Слова Бенкендорфа невольно наводили на меня ужас, и я в эту минуту подвергался страшной внутренней борьбе. По совести, я, действительно, многого не знал, что происходило за последнее время в обществе, так как мало виделся с участвовавшими в нем, но слышал, что летом, когда я ездил за ремонтом, главные члены общества собирались в Новой деревне. Царская фамилия жила тогда в Елагинском дворце, и Александр I часто гулял один. Вадковский предлагал воспользоваться этим случаем и выстрелить из духового ружья. Рассчитывали, что тогда произойдет суматоха, и этим думали воспользоваться, чтобы ввести конституцию. Но обо всем этом только говорили и нашли лишним сообщать другим членам общества, и я узнал об этом гораздо позднее, поэтому говорил истинную правду, когда отвечал на все вопросы Бенкендорфа «не знаю», но он не верил и продолжал настаивать.
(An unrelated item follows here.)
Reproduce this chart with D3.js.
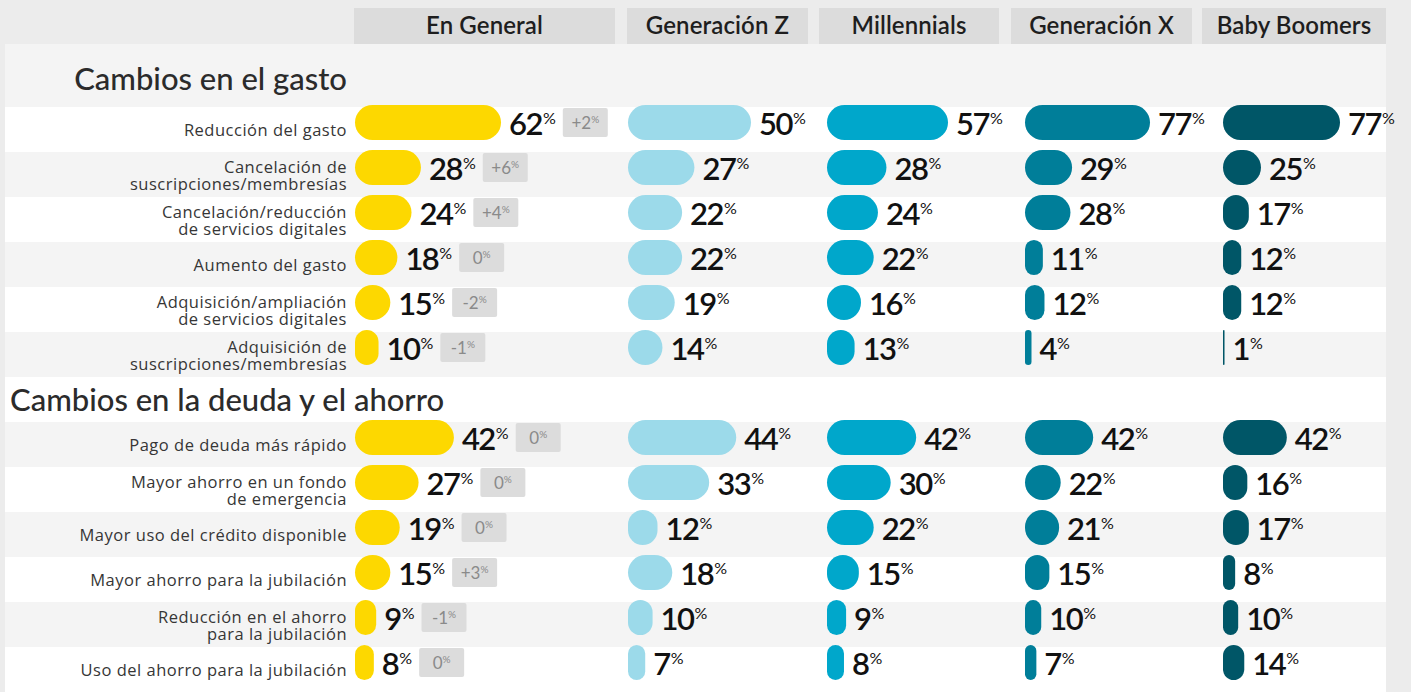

– Вы сами себе вредите, – заговорил он опять, – я понимаю, что теперь вы не хотите сознаться в том, что говорили за бокалом шампанского, но вы напрасно упорствуете, вас ожидает крепость, будьте лучше откровенны.

– Да я готов, но положительно ничего не знаю.

– Государь милостив, и, если вы сознаетесь, он вас простит, иначе…

Понятно, что в эту минуту нервы у меня были сильно расшатаны всем пережитым, крепость стояла перед глазами, как фантом. Несмотря на всю твердость моего характера, я настолько был потрясен, что наконец, почти машинально выговорил, что, действительно, слышал о цареубийстве. Тогда Бенкендорф тотчас же велел подать мне бумагу, и я так же машинально подписал ее. Меня снова отвели в крепость. Е. М. (Подушкин) пришел на другой день и стал меня укорять: «Что вы, батюшка мой, там наделали, зачем наговорили на себя? Теперь чаю не велели давать».


Этим кончились допросы, и до приговора Ивана Александровича более не трогали.